Coal Sector: High Demand in Asia and Accelerated Phase-Out in the West

The global coal market in 2025 remains close to record levels of consumption, although dynamics vary by region. High demand persists in Asia, allowing global coal use to stay at its maximum, whereas the West is rapidly reducing its reliance on this fuel.

  • East and West. In Asia (China, India), demand for coal remains high: these countries are ramping up production and imports to supply their energy and industry needs. Major exporters (Australia, Indonesia, South Africa, and Russia) continue to maintain high shipment volumes to the East. Simultaneously, in the West, coal is rapidly being phased out: stringent environmental regulations have reduced its share to minimal levels (in the EU, it accounts for only a few percent of generation, while in the USA, consumption has fallen back to 1970s levels). Until Asian economies significantly reduce their dependence on coal, global coal consumption will remain near record highs.

The Russian Fuel Market: Stabilisation after Crisis and Priority on Domestic Market

By autumn 2025, the domestic market for petroleum products in Russia has gradually stabilised following an acute supply crisis that occurred at the end of summer. Thanks to emergency government measures, the situation regarding petrol and diesel has been brought under control: shortages in most regions have been eliminated, and price increases have been halted.

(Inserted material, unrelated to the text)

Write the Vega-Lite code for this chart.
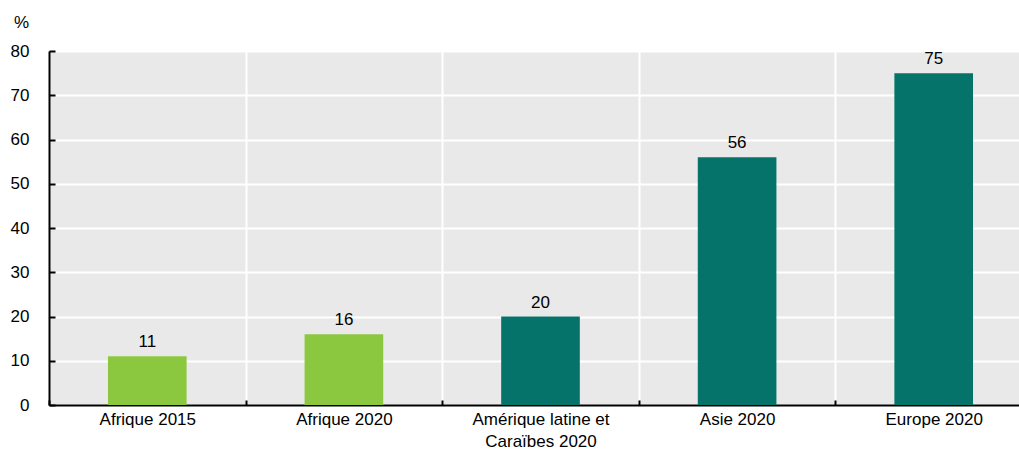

  • Export Restrictions and Stabilisation. The export ban on automotive petrol, introduced at the end of September, has been extended until 31 December 2025; restrictions on the export of diesel fuel also remain (independent traders are not exporting, while oil companies are permitted only limited exports). These measures, alongside subsidies for refiners have yielded results: wholesale prices have retreated from peaks, and independent petrol stations have resumed normal operations without supply disruptions, even in remote regions.

The government aims to maintain control over the fuel market at least until the end of winter while simultaneously working on long-term solutions to enhance the resilience of the sector.